「今日の小さなお気に入り」 - My favourite little things

古今の書物から、心に適う言葉、文章を読み拾い、手帳代わりに、このページに書き写す。出る本は多いが、再読したいものは少い。

話せば分る 2005・05・15

2005-05-15 06:15:00 | Weblog
 今日の「お気に入り」は、新潮社刊「ひとことで言う 山本夏彦箴言集」から次の「ひとこと」です。

 「話しあいという言葉を、私は憎んでいる」

 山本夏彦さん(1915-2002)のコラムの中で、この「ひとこと」が、どのような文脈で用いられたものであるかを、本書は「コラムの抜粋」の形で次のように紹介しています。詳しくは原典である山本夏彦著「美しければすべてよし」を見る他ないのですが、あいにく手許に見つかりません。

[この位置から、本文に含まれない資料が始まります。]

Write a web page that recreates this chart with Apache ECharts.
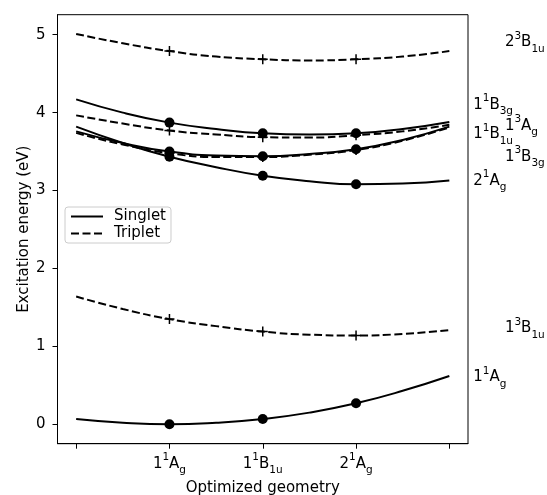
<!DOCTYPE html>
<html>
<head>
<meta charset="utf-8">
<script src="https://cdn.jsdelivr.net/npm/echarts@6/dist/echarts.min.js"></script>
<style>html,body{margin:0;padding:0;background:#fff;}#c{width:547px;height:495px;}</style>
</head>
<body>
<div id="c"></div>
<script>
// geometry positions along x (0 and 4 are unlabeled ends); curve values read every half step
const curveX = [0, 0.5, 1, 1.5, 2, 2.5, 3, 3.5, 4];
const tickX = [0, 1, 2, 3, 4];
// labelled geometries at x = 1, 2, 3 : [number, multiplicity, symmetry, subscript]
const geomTickX = [1, 2, 3];
const geomTickLabels = [['1','1','A','g'], ['1','1','B','1u'], ['2','1','A','g']];
const yTicks = [0, 1, 2, 3, 4, 5];

// singlet curves (values at curveX)
const s_1Ag  = [0.068, 0.02, 0.0, 0.02, 0.068, 0.15, 0.27, 0.43, 0.62];
const s_2Ag  = [3.82, 3.61, 3.435, 3.30, 3.19, 3.12, 3.08, 3.09, 3.13];
const s_1B1u = [3.76, 3.61, 3.50, 3.45, 3.44, 3.47, 3.53, 3.65, 3.82];
const s_1B3g = [4.17, 4.00, 3.872, 3.79, 3.735, 3.72, 3.735, 3.79, 3.88];
// triplet curves
const t_2B1u = [5.01, 4.89, 4.79, 4.72, 4.685, 4.67, 4.685, 4.72, 4.79];
const t_1B1u = [1.64, 1.48, 1.35, 1.26, 1.19, 1.15, 1.14, 1.16, 1.21];
const t_1Ag  = [3.965, 3.86, 3.77, 3.72, 3.685, 3.68, 3.71, 3.76, 3.845];
const t_1B3g = [3.74, 3.59, 3.48, 3.43, 3.43, 3.46, 3.52, 3.64, 3.81];

// state labels on the right: [number, multiplicity, symmetry, subscript], y value, column x
const labelParts = [['2','3','B','1u'], ['1','1','B','3g'], ['1','3','A','g'], ['1','1','B','1u'], ['1','3','B','3g'], ['2','1','A','g'], ['1','3','B','1u'], ['1','1','A','g']];
const labelY = [4.90, 4.10, 3.83, 3.72, 3.43, 3.12, 1.23, 0.60];
const labelX = [4.59, 4.25, 4.59, 4.25, 4.59, 4.25, 4.59, 4.25];

const singlets = [s_1Ag, s_2Ag, s_1B1u, s_1B3g];
const triplets = [t_2B1u, t_1B1u, t_1Ag, t_1B3g];

const FONT = 'DejaVu Sans';
const FS = 15;
function rich(p) { return '{n|' + p[0] + '}{sup|' + p[1] + '}{n|' + p[2] + '}{sub|' + p[3] + '}'; }
const richStyle = {
  n: {fontSize: FS, fontFamily: FONT, color: '#000', lineHeight: 24, verticalAlign: 'middle'},
  sup: {fontSize: 10.5, fontFamily: FONT, color: '#000', lineHeight: 22, verticalAlign: 'top'},
  sub: {fontSize: 10.5, fontFamily: FONT, color: '#000', lineHeight: 22, verticalAlign: 'bottom'}
};

const pts = arr => curveX.map((x, i) => [x, arr[i]]);
const markerPts = arr => geomTickX.map(x => [x, arr[curveX.indexOf(x)]]);

const series = [];
singlets.forEach(arr => {
  series.push({name: 'Singlet', type: 'line', data: pts(arr), smooth: true, symbol: 'none',
    lineStyle: {color: '#000', width: 2, type: 'solid'}, itemStyle: {color: '#000'}, z: 3});
  series.push({name: 'sdot', type: 'scatter', data: markerPts(arr), symbol: 'circle', symbolSize: 10,
    itemStyle: {color: '#000', opacity: 1}, z: 4});
});
triplets.forEach(arr => {
  series.push({name: 'Triplet', type: 'line', data: pts(arr), smooth: true, symbol: 'none',
    lineStyle: {color: '#000', width: 2, type: [8, 3.5]}, itemStyle: {color: '#000'}, z: 3});
  series.push({name: 'tplus', type: 'scatter', data: markerPts(arr),
    symbol: 'path://M5,0 L5,10 M0,5 L10,5', symbolSize: 10,
    itemStyle: {color: 'none', borderColor: '#000', borderWidth: 1.5, opacity: 1}, z: 4});
});
series.push({name: 'labels', type: 'scatter', clip: false, silent: true,
  data: labelY.map((y, i) => ({value: [labelX[i], y], parts: labelParts[i]})),
  symbolSize: 1, itemStyle: {color: 'rgba(0,0,0,0)', opacity: 1},
  label: {show: true, position: 'right', distance: 0, color: '#000', opacity: 1,
    formatter: p => rich(p.data.parts), rich: richStyle}});

const option = {
  animation: false,
  backgroundColor: '#fff',
  textStyle: {fontFamily: FONT},
  grid: {left: 57.5, top: 14.7, right: 79, bottom: 51.3, show: true, borderColor: '#000', borderWidth: 1,
    outerBoundsMode: 'none', containLabel: false},
  legend: {
    data: ['Singlet', 'Triplet'], orient: 'vertical', left: 65, top: 207,
    itemWidth: 32, itemHeight: 14, itemGap: 2, padding: [2, 5, 2, 5],
    borderColor: '#ccc', borderWidth: 1, borderRadius: 3, backgroundColor: 'rgba(255,255,255,0.8)',
    itemStyle: {opacity: 0},
    textStyle: {fontSize: FS, color: '#000', fontFamily: FONT, padding: [0, 0, 0, 6], lineHeight: 14}
  },
  xAxis: {
    type: 'value', min: -0.2, max: 4.2,
    name: 'Optimized geometry', nameLocation: 'middle', nameGap: 37, nameMoveOverlap: false,
    nameTextStyle: {fontSize: FS, color: '#000', fontFamily: FONT},
    axisLine: {show: true, onZero: false, lineStyle: {color: '#000', width: 1}},
    axisTick: {show: true, length: 5, lineStyle: {color: '#000'}, customValues: tickX},
    axisLabel: {show: true, margin: 8, customValues: geomTickX,
      formatter: v => { const i = geomTickX.indexOf(Math.round(v)); return i >= 0 ? rich(geomTickLabels[i]) : ''; },
      rich: richStyle},
    splitLine: {show: false}
  },
  yAxis: {
    type: 'value', min: -0.249, max: 5.257,
    name: 'Excitation energy (eV)', nameLocation: 'middle', nameGap: 26, nameMoveOverlap: false,
    nameTextStyle: {fontSize: FS, color: '#000', fontFamily: FONT},
    axisLine: {show: true, onZero: false, lineStyle: {color: '#000', width: 1}},
    axisTick: {show: true, length: 5, lineStyle: {color: '#000'}, customValues: yTicks},
    axisLabel: {show: true, margin: 12, fontSize: FS, color: '#000', fontFamily: FONT, customValues: yTicks},
    splitLine: {show: false}
  },
  series: series
};
echarts.init(document.getElementById('c')).setOption(option);
</script>
</body>
</html>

 「話し合いという言葉を、私はきらいだというよりむしろ憎んでいる。なぜかというと話しあいなんて、出来ない相談だからである。

 あの五・一五事件のときの首相犬養毅は『話せば分る』と言ったが、青年将校たちは言下に『問答無用撃て』と命じた。犬養の話を聞いて万一理が認められたら、犬養は殺せなくなる。ひいては革命はできなくなる。故に左右を問わず革命家は、いくら話しあおうと言われても応じてはならないのである。かろうじて聞くふりすることだけが許される。」